Grand Teton Invites Public to Join Ranger-Led Programs to Observe Strutting Sage Grouse

by Amy Myers

Grand Teton National Park is celebrating springtime by introducing some new ranger-led programs that allow visitors to see sage grouse in all their glory. Spring is mating season for many aviary species. However, the mating dance that male grouses perform for their potential spouses is unlike any other.

With a small head and a chubby, round body, sage grouses are the largest of the species in North America. When males display themselves on bare patches of earth, otherwise known as leks, they accentuate their size. They puff out their bulbous chests and yellow air sacs and spread their spiky feathers into a fan. Sage grouses, both male and female, tend to range from 22.1 to 29.5 inches. They can weigh as little as 49.4 ounces and as many as 102.3 ounces.

These creatures’ unique breeding dance is a huge pull to Grand Teton National Park. So, in order to allow guests to safely view this annual ritual, rangers will be leading programs on Saturday, April 23, Sunday, April 24, and Saturday, April 30. These programs will begin at the Craig Thomas Discovery and Visitor Center at 5:30 a.m. each day and will last three hours. Upon arrival, participants will travel in their own vehicles to the Mormon Row Area with the naturalist. In order to participate, you will need to make a reservation here. There is no fee. During the program, Grand Teton park rangers will provide information about sage grouse and conservation efforts occurring in Western states where sage grouse populations are declining.

Typically, sage grouse are fairly shy to visitors and disturbances. So, the park rangers’ presence will guarantee that guests can see the display in action. Take a look at this sage grouse spotted near Hudson, Wyoming.

Grand Teton Program Promotes Awareness of Sage Grouse Population Decline

Sage grouses are beloved members of Grand Teton’s ecosystem. Unfortunately, though, their numbers across the country have plummeted within the last six decades. In fact, populations have decreased by 80 percent since 1965 according to the U.S. Geological Survey.

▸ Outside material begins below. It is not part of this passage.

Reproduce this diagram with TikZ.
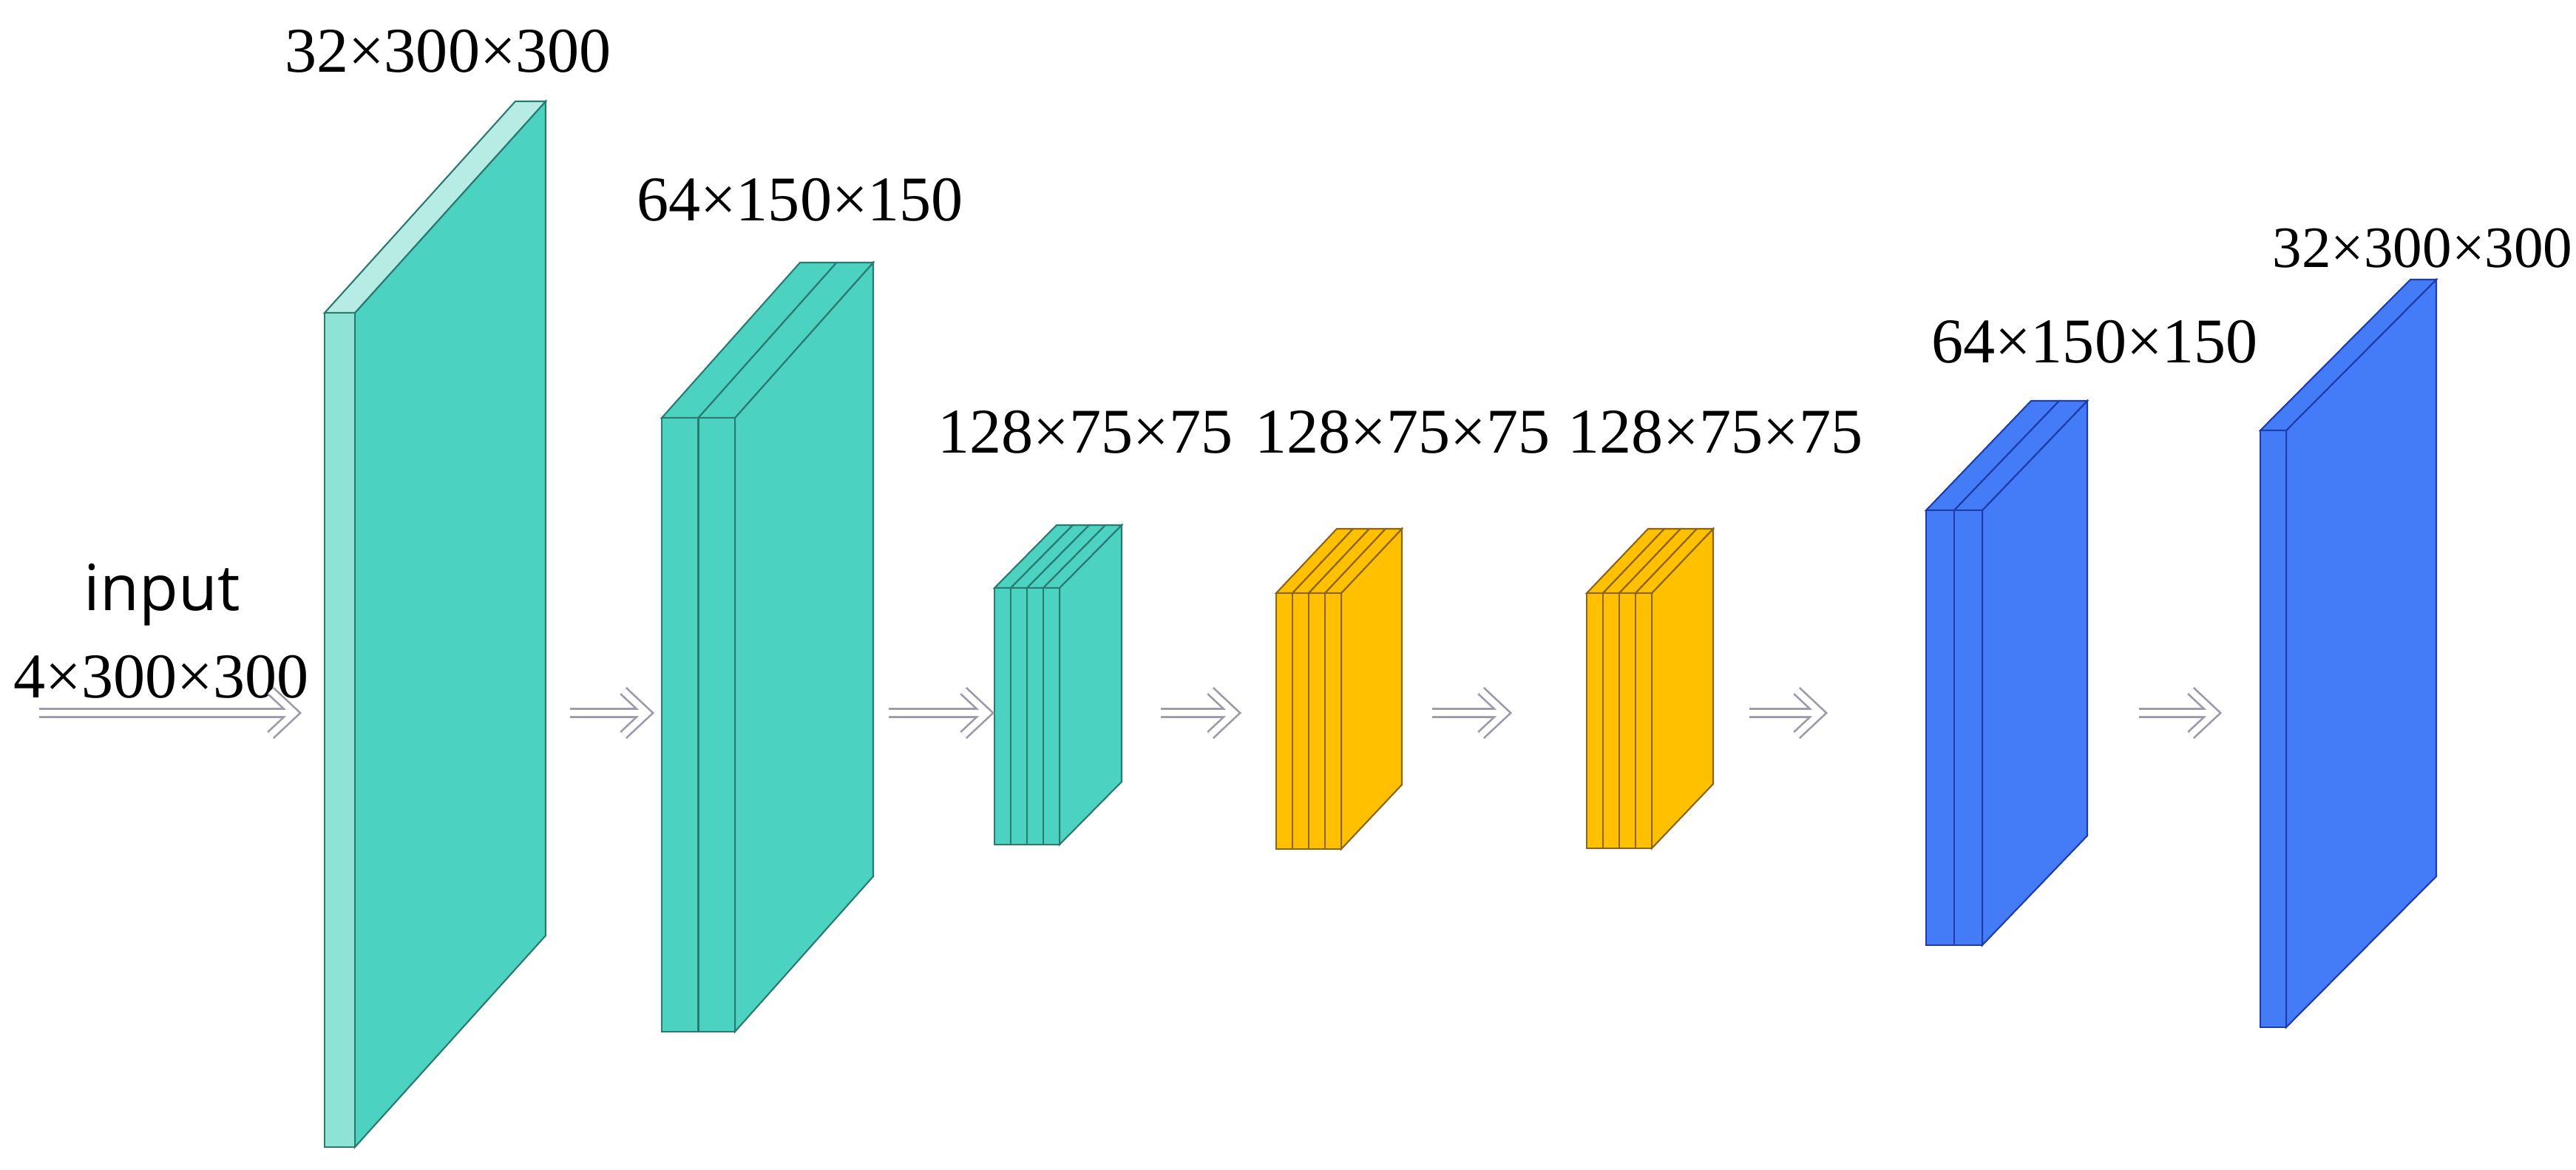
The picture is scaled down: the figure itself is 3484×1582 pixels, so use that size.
\documentclass[tikz,border=0pt]{standalone}
\usepackage{fontspec}
\setmainfont{Liberation Serif}
\newfontfamily\inputfont{Open Sans}
\usetikzlibrary{arrows}

\definecolor{convteal}{HTML}{4CD2C0}
\definecolor{convtealline}{HTML}{2A7A70}
\definecolor{firstfront}{HTML}{8FE2D6}
\definecolor{firsttop}{HTML}{B7ECE4}
\definecolor{midyellow}{HTML}{FFC000}
\definecolor{midyellowline}{HTML}{8C6414}
\definecolor{deconvblue}{HTML}{447BF7}
\definecolor{deconvblueline}{HTML}{1E3CAA}
\definecolor{arrowgray}{HTML}{9A9AAA}

\tikzset{
  first side/.style={fill=convteal,draw=convtealline,line width=0.6pt},
  first front/.style={fill=firstfront,draw=convtealline,line width=0.6pt},
  first top/.style={fill=firsttop,draw=convtealline,line width=0.6pt},
  conv side/.style={fill=convteal,draw=convtealline,line width=0.6pt},
  conv front/.style={conv side},
  conv top/.style={conv side},
  mid side/.style={fill=midyellow,draw=midyellowline,line width=0.6pt},
  mid front/.style={mid side},
  mid top/.style={mid side},
  deconv side/.style={fill=deconvblue,draw=deconvblueline,line width=0.6pt},
  deconv front/.style={deconv side},
  deconv top/.style={deconv side},
  dimlabel/.style={font=\fontsize{24.5}{29}\selectfont,anchor=base,inner sep=0pt},
  hollow/.style={draw=arrowgray,line width=0.75pt,double=white,double distance=2.4pt}
}

% feature map: front corner (#1,#2), height #3, #4 slices of width #5,
% depth (#6,#7), colour family #8
\newcommand{\fmap}[8]{%
  \draw[#8 side] ({#1+#4*#5},#2) -- ++(#6,-#7) -- ++(0,#3) -- ({#1+#4*#5},{#2+#3}) -- cycle;
  \foreach \i in {1,...,#4} {
    \draw[#8 top] ({#1+(\i-1)*#5},#2) -- ++(#6,-#7) -- ++(#5,0) -- ++(-#6,#7) -- cycle;
    \draw[#8 front] ({#1+(\i-1)*#5},#2) rectangle ++(#5,#3);
  }
}
% shaft and head in one path, so the double line merges
\newcommand{\hollowarrow}[2]{%
  \draw[hollow] (#1) -- ([shift={(-2,0)}]#2)
    ([shift={(-32,-30)}]#2) -- (#2) -- ([shift={(-32,30)}]#2);
}

\begin{document}
\begin{tikzpicture}[x=0.01cm,y=-0.01cm]
  \useasboundingbox (0,0) rectangle (3484,1582);

  % encoder
  \fmap{439}{423}{1128}{1}{41}{258}{286}{first}
  \fmap{895}{565}{830}{2}{49.5}{187}{210}{conv}
  \fmap{1345}{795}{347}{4}{22}{84}{85}{conv}
  % middle
  \fmap{1726}{802}{346}{4}{22}{82}{87}{mid}
  \fmap{2146}{802}{345}{4}{22}{83}{87}{mid}
  % decoder
  \fmap{2605}{690}{588}{2}{38}{142}{148}{deconv}
  \fmap{3057}{582}{807}{1}{35}{203}{204}{deconv}

  \node[dimlabel] (l1) at (606,98)   {32×300×300};
  \node[dimlabel] (l2) at (1082,298) {64×150×150};
  \node[dimlabel] (l3) at (1468,612) {128×75×75};
  \node[dimlabel] (l4) at (1897,612) {128×75×75};
  \node[dimlabel] (l5) at (2320,612) {128×75×75};
  \node[dimlabel] (l6) at (2833,490) {64×150×150};
  \node[dimlabel,anchor=base east,font=\fontsize{22.5}{27}\selectfont] (l7) at (3480,361) {32×300×300};
  \node[anchor=base,inner sep=0pt,font=\inputfont\fontsize{24.5}{29}\selectfont] (in) at (219,825) {input};
  \node[dimlabel] (insize) at (218,943) {4×300×300};

  \coordinate (a0s) at (53,964);   \coordinate (a0e) at (398,964);
  \coordinate (a1s) at (771,964);  \coordinate (a1e) at (875,964);
  \coordinate (a2s) at (1202,964); \coordinate (a2e) at (1335,964);
  \coordinate (a3s) at (1570,964); \coordinate (a3e) at (1669,964);
  \coordinate (a4s) at (1937,964); \coordinate (a4e) at (2035,964);
  \coordinate (a5s) at (2366,964); \coordinate (a5e) at (2462,964);
  \coordinate (a6s) at (2893,964); \coordinate (a6e) at (2995,964);
  \hollowarrow{a0s}{a0e}
  \hollowarrow{a1s}{a1e}
  \hollowarrow{a2s}{a2e}
  \hollowarrow{a3s}{a3e}
  \hollowarrow{a4s}{a4e}
  \hollowarrow{a5s}{a5e}
  \hollowarrow{a6s}{a6e}
\end{tikzpicture}
\end{document}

Last spring, USGS scientists focused their study on the effectiveness of conservation efforts. They also studied what exactly contributes to habitat loss and population change.

“Every day, the USGS brings diverse stakeholders the compelling science they need to make strategic, on-the-ground policy and management decisions,” said David Applegate, associate director exercising the delegated authority of the USGS director. “With this framework in place, resource managers can more nimbly respond to population declines with actions such as redistributing monitoring efforts or prioritizing where management intervention may be needed.”

As the study continues, it’s important for western national parks to pay close attention to sage grouse behavior.

“The framework we developed will help biologists and managers make timely decisions based on annual monitoring information,” said Peter Coates, USGS scientist and lead author of the report. “This will allow them to address local issues before they have significant impacts on the population.”